Sorry I guess I wasn't clear in my explanation of the problem.
- I have 110 external links to pages that house scientific articles that I need to spider
- Each page has the same title tag value as the next one (<title>same for each article</title>)
Problem: After spidering all 110 pages and performing a search against them, I get lots of responses but they all have the same title. The desired result is for each return from search.php to have the title of the article as the heading
I had a look at the posting you'd mentioned. Most of titles in the articles are surrounded by <h2>, unfortunately this is not the case 100% of the time (more like 80%). So that won't work.

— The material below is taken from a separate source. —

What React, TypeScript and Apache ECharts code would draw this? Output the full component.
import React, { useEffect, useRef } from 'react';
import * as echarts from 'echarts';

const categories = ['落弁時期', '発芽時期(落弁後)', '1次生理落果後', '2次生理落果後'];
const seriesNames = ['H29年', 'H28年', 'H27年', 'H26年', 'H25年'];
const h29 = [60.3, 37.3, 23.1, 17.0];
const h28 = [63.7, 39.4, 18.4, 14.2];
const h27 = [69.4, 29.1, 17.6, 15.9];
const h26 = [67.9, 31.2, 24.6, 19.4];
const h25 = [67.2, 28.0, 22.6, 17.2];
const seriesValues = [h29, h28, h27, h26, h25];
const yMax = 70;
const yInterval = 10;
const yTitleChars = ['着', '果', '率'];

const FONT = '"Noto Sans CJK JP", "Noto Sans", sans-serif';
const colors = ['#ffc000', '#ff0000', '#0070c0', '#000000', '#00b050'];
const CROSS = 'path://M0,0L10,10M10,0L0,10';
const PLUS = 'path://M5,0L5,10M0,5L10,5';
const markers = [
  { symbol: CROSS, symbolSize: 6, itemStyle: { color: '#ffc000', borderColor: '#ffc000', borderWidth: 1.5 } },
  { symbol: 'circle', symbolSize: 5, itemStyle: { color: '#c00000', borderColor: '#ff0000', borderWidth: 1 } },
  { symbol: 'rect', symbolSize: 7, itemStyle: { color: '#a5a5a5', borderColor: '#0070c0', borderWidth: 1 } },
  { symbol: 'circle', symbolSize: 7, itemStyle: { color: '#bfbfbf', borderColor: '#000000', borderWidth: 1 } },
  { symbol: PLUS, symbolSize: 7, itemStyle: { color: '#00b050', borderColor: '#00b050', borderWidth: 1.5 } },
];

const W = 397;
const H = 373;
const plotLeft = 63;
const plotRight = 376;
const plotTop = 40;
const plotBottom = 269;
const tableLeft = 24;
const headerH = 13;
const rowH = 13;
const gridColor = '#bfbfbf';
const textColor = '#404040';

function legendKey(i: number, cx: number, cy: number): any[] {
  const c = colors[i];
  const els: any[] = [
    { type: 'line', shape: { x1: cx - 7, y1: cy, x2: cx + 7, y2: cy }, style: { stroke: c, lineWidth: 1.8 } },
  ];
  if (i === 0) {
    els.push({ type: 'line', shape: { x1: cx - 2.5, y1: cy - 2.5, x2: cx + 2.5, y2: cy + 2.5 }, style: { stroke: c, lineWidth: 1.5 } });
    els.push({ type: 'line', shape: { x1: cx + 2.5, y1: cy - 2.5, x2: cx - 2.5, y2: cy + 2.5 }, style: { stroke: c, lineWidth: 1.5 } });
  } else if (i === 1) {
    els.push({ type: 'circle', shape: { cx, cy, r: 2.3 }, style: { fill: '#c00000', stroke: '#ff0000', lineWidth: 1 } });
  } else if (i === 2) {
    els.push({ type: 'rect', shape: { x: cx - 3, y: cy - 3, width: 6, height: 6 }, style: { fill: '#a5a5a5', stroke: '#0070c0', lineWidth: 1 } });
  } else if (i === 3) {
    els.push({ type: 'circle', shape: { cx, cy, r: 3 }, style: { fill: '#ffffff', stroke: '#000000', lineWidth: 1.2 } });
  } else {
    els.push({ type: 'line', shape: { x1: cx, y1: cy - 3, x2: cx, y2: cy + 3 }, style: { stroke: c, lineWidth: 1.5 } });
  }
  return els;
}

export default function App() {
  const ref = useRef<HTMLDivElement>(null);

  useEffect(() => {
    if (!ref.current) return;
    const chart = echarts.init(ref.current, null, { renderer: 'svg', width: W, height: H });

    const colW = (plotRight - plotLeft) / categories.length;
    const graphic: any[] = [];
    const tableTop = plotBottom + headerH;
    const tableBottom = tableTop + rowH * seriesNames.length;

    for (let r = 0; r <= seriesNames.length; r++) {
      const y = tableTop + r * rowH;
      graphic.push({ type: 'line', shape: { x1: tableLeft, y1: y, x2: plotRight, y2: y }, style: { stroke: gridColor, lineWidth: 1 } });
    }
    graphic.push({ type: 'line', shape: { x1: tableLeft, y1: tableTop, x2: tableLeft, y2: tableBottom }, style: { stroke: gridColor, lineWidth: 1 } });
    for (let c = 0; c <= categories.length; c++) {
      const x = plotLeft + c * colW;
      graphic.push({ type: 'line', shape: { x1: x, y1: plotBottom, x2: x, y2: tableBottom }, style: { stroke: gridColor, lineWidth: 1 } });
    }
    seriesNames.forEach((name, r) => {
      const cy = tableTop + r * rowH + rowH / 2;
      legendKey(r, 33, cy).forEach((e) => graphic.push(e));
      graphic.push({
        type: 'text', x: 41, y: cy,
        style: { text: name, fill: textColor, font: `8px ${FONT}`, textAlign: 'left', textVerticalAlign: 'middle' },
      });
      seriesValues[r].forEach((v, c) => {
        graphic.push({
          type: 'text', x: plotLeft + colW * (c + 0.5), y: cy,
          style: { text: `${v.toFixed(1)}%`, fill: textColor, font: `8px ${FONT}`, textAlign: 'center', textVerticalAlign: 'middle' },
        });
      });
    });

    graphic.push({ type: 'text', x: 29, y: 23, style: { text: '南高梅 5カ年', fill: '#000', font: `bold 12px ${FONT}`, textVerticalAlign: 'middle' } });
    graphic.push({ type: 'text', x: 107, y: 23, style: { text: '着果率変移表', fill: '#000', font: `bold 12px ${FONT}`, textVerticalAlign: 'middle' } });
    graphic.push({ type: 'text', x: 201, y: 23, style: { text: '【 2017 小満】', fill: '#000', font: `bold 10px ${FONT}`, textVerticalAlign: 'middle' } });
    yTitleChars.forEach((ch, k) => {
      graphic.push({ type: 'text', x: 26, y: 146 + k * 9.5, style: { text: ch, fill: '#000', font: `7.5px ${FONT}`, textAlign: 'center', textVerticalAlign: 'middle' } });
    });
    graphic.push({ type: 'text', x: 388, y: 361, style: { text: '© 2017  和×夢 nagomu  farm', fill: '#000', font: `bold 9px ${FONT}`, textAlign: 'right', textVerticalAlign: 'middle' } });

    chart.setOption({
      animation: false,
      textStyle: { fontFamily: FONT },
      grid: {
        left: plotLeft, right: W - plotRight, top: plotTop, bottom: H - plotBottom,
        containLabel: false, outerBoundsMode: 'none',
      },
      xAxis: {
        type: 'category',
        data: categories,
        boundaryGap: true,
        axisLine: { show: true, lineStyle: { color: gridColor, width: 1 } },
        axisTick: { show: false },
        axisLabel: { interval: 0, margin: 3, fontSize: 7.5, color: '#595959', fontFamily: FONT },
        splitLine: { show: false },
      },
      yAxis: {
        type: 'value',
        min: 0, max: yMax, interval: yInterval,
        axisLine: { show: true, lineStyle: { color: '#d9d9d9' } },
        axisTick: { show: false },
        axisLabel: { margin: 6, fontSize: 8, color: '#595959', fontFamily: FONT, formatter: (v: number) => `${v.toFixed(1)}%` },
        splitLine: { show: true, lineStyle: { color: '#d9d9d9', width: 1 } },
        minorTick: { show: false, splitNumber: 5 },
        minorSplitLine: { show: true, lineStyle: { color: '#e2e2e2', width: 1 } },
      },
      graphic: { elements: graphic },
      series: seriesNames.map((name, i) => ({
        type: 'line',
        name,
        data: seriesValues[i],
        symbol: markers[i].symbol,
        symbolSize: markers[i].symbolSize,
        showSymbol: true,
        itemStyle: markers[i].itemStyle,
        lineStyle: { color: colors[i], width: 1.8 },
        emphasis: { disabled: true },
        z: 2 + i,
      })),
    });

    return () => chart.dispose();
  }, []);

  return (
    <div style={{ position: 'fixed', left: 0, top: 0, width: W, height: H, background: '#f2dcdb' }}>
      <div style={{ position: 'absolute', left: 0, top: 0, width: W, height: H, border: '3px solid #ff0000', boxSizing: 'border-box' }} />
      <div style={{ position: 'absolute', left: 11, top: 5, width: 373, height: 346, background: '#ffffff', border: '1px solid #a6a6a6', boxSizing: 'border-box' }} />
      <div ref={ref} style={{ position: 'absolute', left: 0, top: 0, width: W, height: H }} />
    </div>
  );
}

Proposed Solution: What I'm thinking is that I keep the default <title> capture but have an optional override text field in the 'phpdig admin' page. So essentially, on this page I'd add a text field: <input type='text' name='manual_title'>
If this field is populated, only one URI (the first in the list) would be spidered and instead of parsing the <title> tag for that URI the title within $_POST['manual_title'] would be used.
I've been trying to get this to work, but what ends up happening is the custom title is repeated a bunch of times on search result listing. I guess it's being captured multiple times within a loop in robot_functions.php. All I really need is some code in robot_functions.php that will look for $_POST['manual_title'] and if it's populated, use its value instead of parsing.
I appreciate the help!
Alex
|